Now that’s no small feat!

A new technology for Stompin’ Tom Connors

In 2004, filmmaker Paul Morstad set out to animate a whimsical short film set to the snappy tune “Moon Man Newfie” by beloved Canadian folk singer Stompin’ Tom Connors. The result was Moon Man, the amusing tale of folk hero Codfish Dan, who made Newfoundland history after a lucky fishing trip on the Milky Way.

Morstad used the SANDDE system, developed by the IMAX corporation and further honed here at the NFB. The software was created to facilitate hand-drawn, stereoscopic 3D animation (although the film shown here on the blog is only the 2D version, of course).

Moon Man, Paul Morstad, provided by the National Film Board of Canada

Want to know more about SANDDE? Check out a 2-part interview (part 1 here and part 2 here) with Maral Mohammadian, a Production Manager and currently a Producer at the NFB’s animation studio in Montreal.

The pinscreen animation technique in Mindscape

The pinscreen animation technique is possibly the most pain-staking moving image creation method I’ve ever heard of! But it also creates some of the most hypnotic and stunning results. Basically, it involves pressing shapes and objects into a panel full of tiny movable pins.

In Jacques Drouin’s pinscreen-animated short Mindscape, a curious artist enters the world of his own paintings. Take a look:

Mindscape, Jacques Drouin, provided by the National Film Board of Canada

Pinscreen animation was initially developed by Alexandre Alexeïeff and his wife Claire Parker in Paris in the 1940s and refined later at the NFB. For a more recent example of this curious and mesmerizing technique, check out 2012’s  Here and the Great Elsewhere by Michèle Lemieux.

The beauty of Canada revealed through IMAX HD

Momentum was one of the first films to be shot and projected in IMAX HD, a technology that captures 48 frames per second (double the normal 24) to create a smoother and less blurry image in motion.

Want to know what it’s like to plunge down a twisting mountain gorge or race across the frozen Arctic with a team of sled dogs? Jump into this high-def coast-to-coast adventure now:

Momentum, Colin Low & Tony Ianzelo, provided by the National Film Board of Canada

Momentum premiered at the Canada Pavilion of the Seville Expo ’92. “Spectators in Seville marvelled at the exceptionally clear and fluid images,” writes NFB collection curator Marc St-Pierre.

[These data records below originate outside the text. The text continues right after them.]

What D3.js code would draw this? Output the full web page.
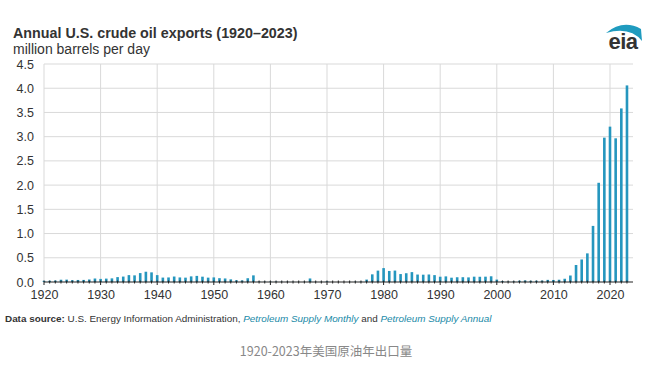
<!DOCTYPE html>
<html><head><meta charset="utf-8">
<script src="https://cdn.jsdelivr.net/npm/d3@7"></script>
<style>body{margin:0;background:#fff;}svg{display:block;font-family:"Liberation Sans",Arial,sans-serif;}</style>
</head><body><div id="chart"></div>
<script>
const years = d3.range(1920, 2024);
// thousand barrels per day -> converted to million below
const exportsKbd = [
 24,26,30,47,49,37,42,43,52,72,
 64,70,75,101,112,142,137,184,212,199,
 142,91,94,113,94,90,116,126,110,90,
 95,79,73,55,37,32,78,137,11,7,
 8,9,5,5,4,3,4,73,5,4,
 14,1,1,2,3,6,8,50,158,235,
 287,228,236,164,181,204,154,151,155,142,
 109,116,89,98,99,95,110,108,110,118,
 50,20,9,12,27,32,25,27,29,44,
 42,47,67,134,351,465,591,1158,2048,2980,
 3207,2966,3583,4058];
const values = exportsKbd.map(v => v/1000);
const yTicks = [0,0.5,1,1.5,2,2.5,3,3.5,4,4.5];
const xTicks = d3.range(1920, 2021, 10);

const W = 665, H = 368;
const svg = d3.select("#chart").append("svg").attr("width", W).attr("height", H);
const x = d3.scaleLinear().domain([1920, 2020]).range([44, 610]);
const y = d3.scaleLinear().domain([0, 4.5]).range([282, 64]);
const xRight = 633;

// horizontal grid
svg.append("g").selectAll("line").data(yTicks.slice(1)).join("line")
  .attr("x1", 44).attr("x2", xRight).attr("y1", d=>y(d)).attr("y2", d=>y(d))
  .attr("stroke", "#d9d9d9").attr("stroke-width", 1);
// vertical grid
svg.append("g").selectAll("line").data(xTicks.slice(1)).join("line")
  .attr("x1", d=>x(d)).attr("x2", d=>x(d)).attr("y1", y(4.5)).attr("y2", y(0))
  .attr("stroke", "#d9d9d9").attr("stroke-width", 1);
svg.append("line").attr("x1",44).attr("x2",44).attr("y1",y(4.5)).attr("y2",y(0)).attr("stroke","#d9d9d9");

// y labels
svg.append("g").selectAll("text").data(yTicks).join("text")
  .attr("x", 34).attr("y", d=>y(d)+4.5).attr("text-anchor","end")
  .attr("font-size", 12.5).attr("fill","#333").text(d=>d.toFixed(1));

// bars
svg.append("g").selectAll("rect").data(years).join("rect")
  .attr("x", (d)=>x(d)-1.3).attr("width", 2.6)
  .attr("y", (d,i)=>y(values[i])).attr("height", (d,i)=>y(0)-y(values[i]))
  .attr("fill", "#2596be");

// x axis
const xAxis = d3.axisBottom(x).tickValues(xTicks).tickFormat(d3.format("d")).tickSize(0).tickPadding(8);
const gx = svg.append("g").attr("transform", `translate(0,${y(0)})`).call(xAxis);
gx.select(".domain").remove();
gx.selectAll("text").attr("font-size", 12.5).attr("fill","#333").attr("font-family","Liberation Sans, Arial, sans-serif");
svg.append("line").attr("x1",44).attr("x2",xRight).attr("y1",y(0)).attr("y2",y(0)).attr("stroke","#222").attr("stroke-width",1.2);
svg.append("g").selectAll("line").data(years).join("line")
  .attr("x1", d=>x(d)).attr("x2", d=>x(d)).attr("y1", y(0)-1.5).attr("y2", d=> y(0)+ (d%10===0?3:1.5))
  .attr("stroke","#222").attr("stroke-width",1);

// titles
svg.append("text").attr("x",13).attr("y",38).attr("font-size",14.3).attr("font-weight","bold").attr("fill","#333")
  .text("Annual U.S. crude oil exports (1920–2023)");
svg.append("text").attr("x",13).attr("y",54).attr("font-size",14).attr("fill","#333")
  .text("million barrels per day");

// logo
const lg = svg.append("g");
lg.append("text").attr("x",623).attr("y",49).attr("text-anchor","middle").attr("font-size",22).attr("font-weight","bold")
  .attr("fill","#333").attr("letter-spacing",-0.5).text("eia");
lg.append("path").attr("d","M606,33 Q623,19 641,29 L642,41 Q630,26 606,33 Z").attr("fill","#1f9bbf");

// source
const src = svg.append("text").attr("x",5).attr("y",322).attr("font-size",9.9).attr("fill","#333");
src.append("tspan").attr("font-weight","bold").text("Data source: ");
src.append("tspan").text("U.S. Energy Information Administration, ");
src.append("tspan").attr("font-style","italic").attr("fill","#1a8aa8").text("Petroleum Supply Monthly");
src.append("tspan").text(" and ");
src.append("tspan").attr("font-style","italic").attr("fill","#1a8aa8").text("Petroleum Supply Annual");

svg.append("text").attr("x",326).attr("y",356).attr("text-anchor","middle").attr("font-size",12.5)
  .attr("fill","#888").attr("font-family","'Noto Sans CJK SC', sans-serif").text("1920-2023年美国原油年出口量");
</script></body></html>
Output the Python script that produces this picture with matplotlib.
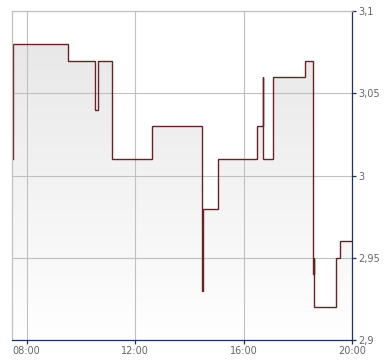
import matplotlib
matplotlib.use("Agg")
import matplotlib.pyplot as plt
import numpy as np
from matplotlib.patches import Polygon

times = ["07:30", "07:30", "09:32", "10:30", "10:38", "11:09", "12:38", "14:28",
         "14:29", "15:04", "16:30", "16:43", "16:43", "17:05", "18:16", "18:34",
         "18:36", "18:36", "19:24", "19:33", "20:00"]
prices = [3.01, 3.08, 3.07, 3.04, 3.07, 3.01, 3.03, 2.93,
          2.98, 3.01, 3.03, 3.06, 3.01, 3.06, 3.07, 2.94,
          2.95, 2.92, 2.95, 2.96, 2.96]
x_ticks = [8, 12, 16, 20]
x_tick_labels = ["08:00", "12:00", "16:00", "20:00"]
y_ticks = [2.9, 2.95, 3.0, 3.05, 3.1]
y_tick_labels = ["2,9", "2,95", "3", "3,05", "3,1"]

def to_h(t):
    h, m = t.split(":")
    return int(h) + int(m) / 60.0

x = np.array([to_h(t) for t in times])
y = np.array(prices)

fig = plt.figure(figsize=(3.9, 3.64), dpi=100)
ax = fig.add_axes([12.3 / 390, 24 / 364, 340 / 390, 328.7 / 364])
xmin, xmax = 7.47, 20.0
ymin, ymax = 2.9, 3.1
ax.set_xlim(xmin, xmax)
ax.set_ylim(ymin, ymax)

# step path
sx, sy = [x[0]], [y[0]]
for i in range(1, len(x)):
    sx.append(x[i]); sy.append(y[i - 1])
    sx.append(x[i]); sy.append(y[i])

# gradient fill
grad = np.linspace(0, 1, 256).reshape(-1, 1)
c_top = np.array([0.90, 0.90, 0.90])
c_bot = np.array([1.0, 1.0, 1.0])
img = c_bot + (c_top - c_bot) * grad
img = np.repeat(img[:, None, :], 2, axis=1).reshape(256, 2, 3)
im = ax.imshow(img, extent=[xmin, xmax, ymin, ymax], origin="lower",
               aspect="auto", zorder=1)
poly = Polygon(list(zip(sx, sy)) + [(sx[-1], ymin), (sx[0], ymin)],
               closed=True, facecolor="none", edgecolor="none")
ax.add_patch(poly)
im.set_clip_path(poly)

ax.plot(sx, sy, color="#6b2026", lw=1.0, zorder=3, solid_joinstyle="miter")

ax.set_xticks(x_ticks)
ax.set_xticklabels(x_tick_labels)
ax.set_yticks(y_ticks)
ax.set_yticklabels(y_tick_labels)
ax.yaxis.tick_right()
ax.grid(True, color="#c0c0c0", lw=0.8, zorder=2)
ax.set_axisbelow(False)
for l in ax.get_xgridlines() + ax.get_ygridlines():
    l.set_zorder(2)

navy = "#1c3461"
ax.spines["right"].set_color(navy)
ax.spines["bottom"].set_color(navy)
ax.spines["left"].set_color("#c0c0c0")
ax.spines["top"].set_color("#c0c0c0")
for s in ax.spines.values():
    s.set_linewidth(0.9)
    s.set_zorder(4)

ax.tick_params(axis="y", direction="out", length=3, width=0.9, color=navy,
               labelsize=7, labelcolor="#666666", pad=1)
ax.tick_params(axis="x", direction="out", length=3, width=0.9, color=navy,
               labelsize=7, labelcolor="#666666", pad=1.5)

fig.savefig("out.png", dpi=100)
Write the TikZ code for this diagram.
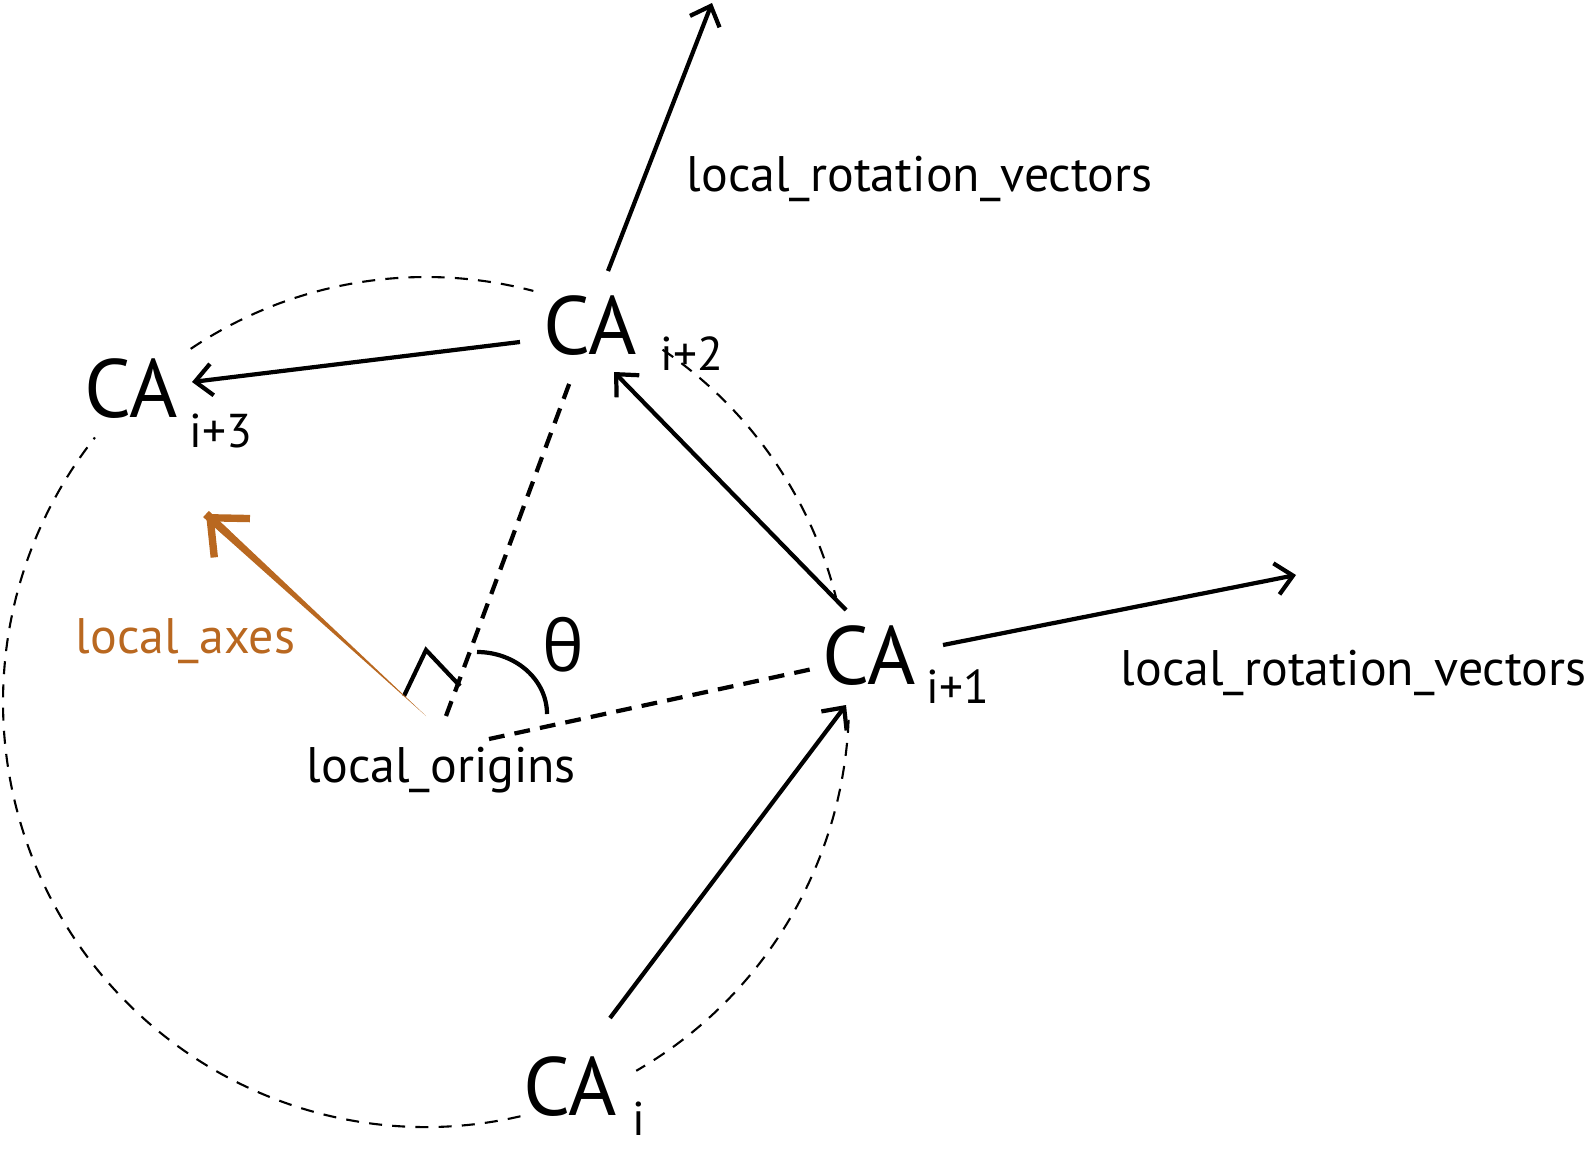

The film was projected on a screen ten times larger than normal, and “just as remarkable was the sound design for the film. The production team employed a state-of-the-art recording and mixing system called Ambisonic, which immersed the audience in an amazingly realistic ‘wraparound’ sound field.”

We hope you think the NFB’s achievements in pioneering technology are as impressive as we do. What’s on deck for the future? We’ve already racked up accolades for our creative work in interactive documentary, a new model of web-based storytelling that puts audiences in the driver’s seat.

What do you think the future of image-based storytelling has in store for us? I’d say the sky’s the limit.

Add a new comment
  1. Yes, except in the blog text you’ve spelled it “pain-staking”.

    — Website Viewer,
    1. I’m sorry, but I don’t see that. As far as I can tell, the only instance of this word in my post is in the sentence “The painstaking method in this film involved…” (located below the film “Hunger”). Can you point me to where in the post the word is spelled incorrectly? Thanks!

      — Jovana Jankovic,
  2. You have Borked Unicode in the name of the director of Hunger, and “painstaking” is not writ-ten the w-ay you wrote-e it.

    1. Hi Joe,

      Thanks for your comment. The current edition of the Canadian Oxford Dictionary spells “painstaking” without the dash, as one word. And unfortunately, we are experiencing an error with the formatting of the director’s name underneath the video player, but we are working on fixing this very soon.